(Instructions to follow):
Everything from the first line to the line containing "import * as" is to be repeated exactly; nothing past it.

----------------------------------------

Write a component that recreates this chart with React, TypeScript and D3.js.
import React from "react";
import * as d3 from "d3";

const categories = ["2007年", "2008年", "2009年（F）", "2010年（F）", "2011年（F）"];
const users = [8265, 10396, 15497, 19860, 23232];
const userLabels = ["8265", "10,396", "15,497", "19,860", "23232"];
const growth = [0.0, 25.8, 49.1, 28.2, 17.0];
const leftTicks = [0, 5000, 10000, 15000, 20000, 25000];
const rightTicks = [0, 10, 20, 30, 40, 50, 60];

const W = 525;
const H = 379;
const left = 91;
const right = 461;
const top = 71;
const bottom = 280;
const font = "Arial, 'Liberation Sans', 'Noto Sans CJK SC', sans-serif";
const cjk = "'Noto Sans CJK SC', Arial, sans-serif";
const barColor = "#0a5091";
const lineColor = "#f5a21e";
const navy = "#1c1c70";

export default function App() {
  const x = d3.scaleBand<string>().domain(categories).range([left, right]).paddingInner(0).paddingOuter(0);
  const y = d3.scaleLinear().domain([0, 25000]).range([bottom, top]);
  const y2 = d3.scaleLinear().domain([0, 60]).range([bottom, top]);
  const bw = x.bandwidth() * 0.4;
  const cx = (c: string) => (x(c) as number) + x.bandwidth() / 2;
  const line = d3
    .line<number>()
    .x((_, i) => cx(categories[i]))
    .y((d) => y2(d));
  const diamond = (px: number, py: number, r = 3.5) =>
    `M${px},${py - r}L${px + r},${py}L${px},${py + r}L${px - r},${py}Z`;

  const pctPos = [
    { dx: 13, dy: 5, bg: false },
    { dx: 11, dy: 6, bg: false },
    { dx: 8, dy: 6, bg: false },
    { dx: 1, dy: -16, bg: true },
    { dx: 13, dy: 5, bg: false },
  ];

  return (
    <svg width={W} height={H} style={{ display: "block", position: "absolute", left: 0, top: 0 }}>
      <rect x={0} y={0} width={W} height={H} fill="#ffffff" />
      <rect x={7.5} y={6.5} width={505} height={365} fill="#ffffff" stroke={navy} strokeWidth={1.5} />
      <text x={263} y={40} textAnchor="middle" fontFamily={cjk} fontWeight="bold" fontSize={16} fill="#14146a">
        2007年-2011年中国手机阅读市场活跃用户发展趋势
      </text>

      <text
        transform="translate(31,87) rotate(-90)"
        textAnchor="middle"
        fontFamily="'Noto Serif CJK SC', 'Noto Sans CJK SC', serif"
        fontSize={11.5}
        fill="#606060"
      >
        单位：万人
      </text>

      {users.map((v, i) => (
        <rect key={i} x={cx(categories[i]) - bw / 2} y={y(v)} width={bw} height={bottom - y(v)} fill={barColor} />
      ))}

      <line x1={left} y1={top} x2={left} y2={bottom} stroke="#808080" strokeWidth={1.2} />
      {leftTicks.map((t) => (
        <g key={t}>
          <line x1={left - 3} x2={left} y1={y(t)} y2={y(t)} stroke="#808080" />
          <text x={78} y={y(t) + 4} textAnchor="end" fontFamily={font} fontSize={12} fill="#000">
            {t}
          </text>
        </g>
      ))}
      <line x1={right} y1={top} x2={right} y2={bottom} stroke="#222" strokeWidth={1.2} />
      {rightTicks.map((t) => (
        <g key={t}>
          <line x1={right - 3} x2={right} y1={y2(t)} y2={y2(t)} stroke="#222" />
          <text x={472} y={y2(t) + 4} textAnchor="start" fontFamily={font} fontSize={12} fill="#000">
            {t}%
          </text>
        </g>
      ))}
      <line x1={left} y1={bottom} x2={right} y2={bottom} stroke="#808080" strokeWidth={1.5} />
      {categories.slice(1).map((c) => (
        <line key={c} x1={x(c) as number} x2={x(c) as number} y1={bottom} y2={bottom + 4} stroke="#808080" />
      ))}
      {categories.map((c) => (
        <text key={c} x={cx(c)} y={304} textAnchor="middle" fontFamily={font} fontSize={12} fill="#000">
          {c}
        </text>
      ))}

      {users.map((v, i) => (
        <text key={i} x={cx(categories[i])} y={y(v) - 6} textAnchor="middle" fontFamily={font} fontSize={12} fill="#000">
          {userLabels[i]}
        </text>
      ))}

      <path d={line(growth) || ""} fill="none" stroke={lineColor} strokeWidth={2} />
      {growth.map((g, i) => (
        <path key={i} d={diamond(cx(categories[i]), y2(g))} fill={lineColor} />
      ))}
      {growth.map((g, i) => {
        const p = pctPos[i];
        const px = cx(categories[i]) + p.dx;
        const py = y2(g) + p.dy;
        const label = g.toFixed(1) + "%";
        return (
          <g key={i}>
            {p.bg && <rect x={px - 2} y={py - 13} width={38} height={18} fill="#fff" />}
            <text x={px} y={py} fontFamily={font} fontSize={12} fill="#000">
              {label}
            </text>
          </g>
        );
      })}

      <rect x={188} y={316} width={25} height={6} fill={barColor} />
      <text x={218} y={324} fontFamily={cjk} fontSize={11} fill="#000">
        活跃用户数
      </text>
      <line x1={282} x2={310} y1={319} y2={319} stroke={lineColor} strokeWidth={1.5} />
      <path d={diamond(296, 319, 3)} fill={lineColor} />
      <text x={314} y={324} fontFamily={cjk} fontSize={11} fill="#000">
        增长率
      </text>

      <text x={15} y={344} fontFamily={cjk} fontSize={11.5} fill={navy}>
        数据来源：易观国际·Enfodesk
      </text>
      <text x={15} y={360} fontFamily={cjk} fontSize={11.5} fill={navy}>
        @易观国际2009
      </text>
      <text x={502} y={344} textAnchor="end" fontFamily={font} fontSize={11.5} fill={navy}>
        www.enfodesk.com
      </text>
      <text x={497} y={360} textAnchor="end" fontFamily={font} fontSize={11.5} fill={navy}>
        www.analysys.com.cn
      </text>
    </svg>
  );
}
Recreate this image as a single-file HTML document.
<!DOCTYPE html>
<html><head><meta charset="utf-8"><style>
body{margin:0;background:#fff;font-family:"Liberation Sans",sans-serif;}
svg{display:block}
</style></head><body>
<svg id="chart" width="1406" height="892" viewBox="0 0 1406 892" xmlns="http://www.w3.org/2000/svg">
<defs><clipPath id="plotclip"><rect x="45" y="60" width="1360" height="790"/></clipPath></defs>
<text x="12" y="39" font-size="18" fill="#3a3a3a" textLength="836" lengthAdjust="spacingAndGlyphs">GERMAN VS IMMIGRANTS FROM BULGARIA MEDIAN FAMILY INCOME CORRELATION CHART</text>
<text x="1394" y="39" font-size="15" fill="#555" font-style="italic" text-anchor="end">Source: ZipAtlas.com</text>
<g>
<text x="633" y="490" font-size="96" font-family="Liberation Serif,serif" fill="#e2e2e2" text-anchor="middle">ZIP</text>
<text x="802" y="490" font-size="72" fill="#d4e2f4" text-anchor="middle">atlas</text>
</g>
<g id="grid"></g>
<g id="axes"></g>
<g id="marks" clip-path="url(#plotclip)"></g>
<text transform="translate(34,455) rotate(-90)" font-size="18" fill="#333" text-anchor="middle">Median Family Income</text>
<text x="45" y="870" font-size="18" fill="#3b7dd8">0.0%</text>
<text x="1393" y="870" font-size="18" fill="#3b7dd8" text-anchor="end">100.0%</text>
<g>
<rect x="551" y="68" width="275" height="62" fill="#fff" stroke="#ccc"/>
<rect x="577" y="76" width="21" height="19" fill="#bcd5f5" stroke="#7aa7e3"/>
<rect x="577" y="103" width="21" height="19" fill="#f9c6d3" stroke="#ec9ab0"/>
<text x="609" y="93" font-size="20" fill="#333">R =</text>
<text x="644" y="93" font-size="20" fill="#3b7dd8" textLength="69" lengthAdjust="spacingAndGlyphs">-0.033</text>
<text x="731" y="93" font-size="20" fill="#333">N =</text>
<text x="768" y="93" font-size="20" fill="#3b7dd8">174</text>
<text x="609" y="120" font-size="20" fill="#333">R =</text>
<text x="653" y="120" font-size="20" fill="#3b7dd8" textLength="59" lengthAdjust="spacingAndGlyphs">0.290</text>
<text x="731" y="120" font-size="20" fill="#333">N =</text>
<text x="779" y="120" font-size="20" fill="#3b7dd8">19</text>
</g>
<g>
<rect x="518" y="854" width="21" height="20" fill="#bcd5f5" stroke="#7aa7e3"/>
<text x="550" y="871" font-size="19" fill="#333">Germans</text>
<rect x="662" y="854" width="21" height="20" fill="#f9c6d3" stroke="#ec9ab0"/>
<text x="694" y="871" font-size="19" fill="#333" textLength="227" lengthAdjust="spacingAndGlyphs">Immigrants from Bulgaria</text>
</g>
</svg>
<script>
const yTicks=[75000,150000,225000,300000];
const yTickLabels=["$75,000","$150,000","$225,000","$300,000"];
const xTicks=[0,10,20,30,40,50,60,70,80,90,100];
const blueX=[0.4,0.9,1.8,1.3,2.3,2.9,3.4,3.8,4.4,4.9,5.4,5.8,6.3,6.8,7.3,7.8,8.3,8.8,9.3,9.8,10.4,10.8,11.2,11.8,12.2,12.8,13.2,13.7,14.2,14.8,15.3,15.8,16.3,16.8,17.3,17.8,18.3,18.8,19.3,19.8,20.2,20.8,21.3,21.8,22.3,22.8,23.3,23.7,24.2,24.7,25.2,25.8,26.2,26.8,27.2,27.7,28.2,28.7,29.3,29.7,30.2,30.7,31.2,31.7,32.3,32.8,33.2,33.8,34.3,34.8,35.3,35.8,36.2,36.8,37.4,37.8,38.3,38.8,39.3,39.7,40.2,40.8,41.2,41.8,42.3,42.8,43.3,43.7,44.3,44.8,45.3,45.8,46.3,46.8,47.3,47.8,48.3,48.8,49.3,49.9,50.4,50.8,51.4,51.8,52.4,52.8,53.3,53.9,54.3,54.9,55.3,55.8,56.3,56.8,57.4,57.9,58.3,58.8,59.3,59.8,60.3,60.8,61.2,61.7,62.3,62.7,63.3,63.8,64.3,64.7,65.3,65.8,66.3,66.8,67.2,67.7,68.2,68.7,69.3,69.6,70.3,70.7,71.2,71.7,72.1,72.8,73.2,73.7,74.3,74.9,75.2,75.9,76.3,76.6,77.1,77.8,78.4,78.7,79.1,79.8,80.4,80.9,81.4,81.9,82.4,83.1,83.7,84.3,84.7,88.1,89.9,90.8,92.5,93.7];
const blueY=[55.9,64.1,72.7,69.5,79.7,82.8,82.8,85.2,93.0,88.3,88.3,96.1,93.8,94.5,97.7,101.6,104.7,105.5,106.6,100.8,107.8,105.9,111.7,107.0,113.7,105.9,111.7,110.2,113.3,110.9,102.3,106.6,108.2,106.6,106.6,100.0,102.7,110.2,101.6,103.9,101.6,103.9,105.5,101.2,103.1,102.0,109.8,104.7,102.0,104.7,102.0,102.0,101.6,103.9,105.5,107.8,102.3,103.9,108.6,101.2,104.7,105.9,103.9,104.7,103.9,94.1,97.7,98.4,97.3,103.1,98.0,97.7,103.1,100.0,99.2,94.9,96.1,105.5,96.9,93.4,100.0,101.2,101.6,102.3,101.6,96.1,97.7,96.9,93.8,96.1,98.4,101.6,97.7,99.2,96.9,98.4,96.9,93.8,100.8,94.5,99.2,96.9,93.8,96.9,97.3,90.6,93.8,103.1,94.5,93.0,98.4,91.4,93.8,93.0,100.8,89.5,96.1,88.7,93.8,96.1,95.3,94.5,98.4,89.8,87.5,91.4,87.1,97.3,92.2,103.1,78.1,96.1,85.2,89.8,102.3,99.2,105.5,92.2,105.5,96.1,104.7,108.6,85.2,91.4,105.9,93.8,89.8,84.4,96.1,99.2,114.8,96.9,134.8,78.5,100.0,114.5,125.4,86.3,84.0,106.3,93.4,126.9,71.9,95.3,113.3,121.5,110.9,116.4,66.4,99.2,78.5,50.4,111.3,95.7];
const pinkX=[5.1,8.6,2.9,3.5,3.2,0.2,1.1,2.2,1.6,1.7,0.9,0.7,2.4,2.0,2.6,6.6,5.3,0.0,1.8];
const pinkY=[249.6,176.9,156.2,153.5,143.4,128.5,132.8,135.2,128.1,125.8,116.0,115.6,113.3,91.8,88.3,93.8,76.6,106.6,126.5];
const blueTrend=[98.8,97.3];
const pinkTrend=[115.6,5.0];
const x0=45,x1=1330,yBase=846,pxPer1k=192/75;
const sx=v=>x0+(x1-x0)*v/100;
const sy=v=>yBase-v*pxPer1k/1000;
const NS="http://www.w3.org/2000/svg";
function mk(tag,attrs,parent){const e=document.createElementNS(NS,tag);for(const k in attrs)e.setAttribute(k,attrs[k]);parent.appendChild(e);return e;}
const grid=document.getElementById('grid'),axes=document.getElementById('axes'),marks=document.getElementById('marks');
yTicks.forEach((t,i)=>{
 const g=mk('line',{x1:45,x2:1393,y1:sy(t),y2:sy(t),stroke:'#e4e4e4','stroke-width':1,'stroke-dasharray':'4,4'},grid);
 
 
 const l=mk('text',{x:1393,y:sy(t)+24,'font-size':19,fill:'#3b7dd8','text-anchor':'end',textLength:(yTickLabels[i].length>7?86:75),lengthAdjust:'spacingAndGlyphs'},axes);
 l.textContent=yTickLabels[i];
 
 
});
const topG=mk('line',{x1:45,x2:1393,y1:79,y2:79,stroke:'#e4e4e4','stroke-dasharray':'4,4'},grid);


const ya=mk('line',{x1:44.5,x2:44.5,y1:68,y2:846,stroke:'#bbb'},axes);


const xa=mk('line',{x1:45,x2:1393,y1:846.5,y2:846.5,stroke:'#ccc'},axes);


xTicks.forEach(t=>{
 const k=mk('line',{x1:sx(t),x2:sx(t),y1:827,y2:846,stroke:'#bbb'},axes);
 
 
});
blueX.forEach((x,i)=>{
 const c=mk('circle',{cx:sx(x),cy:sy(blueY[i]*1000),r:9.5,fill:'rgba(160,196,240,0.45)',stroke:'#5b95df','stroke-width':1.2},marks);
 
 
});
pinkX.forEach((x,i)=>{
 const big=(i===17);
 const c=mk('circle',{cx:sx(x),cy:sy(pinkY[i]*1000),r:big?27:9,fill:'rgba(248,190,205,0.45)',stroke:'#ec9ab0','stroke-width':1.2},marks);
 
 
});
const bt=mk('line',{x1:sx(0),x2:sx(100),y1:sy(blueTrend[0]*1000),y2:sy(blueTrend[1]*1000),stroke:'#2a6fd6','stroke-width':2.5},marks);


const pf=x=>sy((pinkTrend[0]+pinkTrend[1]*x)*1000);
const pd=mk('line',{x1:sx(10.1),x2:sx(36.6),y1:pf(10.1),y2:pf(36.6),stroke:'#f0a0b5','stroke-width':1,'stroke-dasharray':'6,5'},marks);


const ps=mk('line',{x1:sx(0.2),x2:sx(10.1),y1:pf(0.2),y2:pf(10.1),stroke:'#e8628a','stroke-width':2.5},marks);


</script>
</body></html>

----------------------------------------

(The solution):
Write a component that recreates this chart with React, TypeScript and D3.js.
import React from "react";
import * as d3 from "d3";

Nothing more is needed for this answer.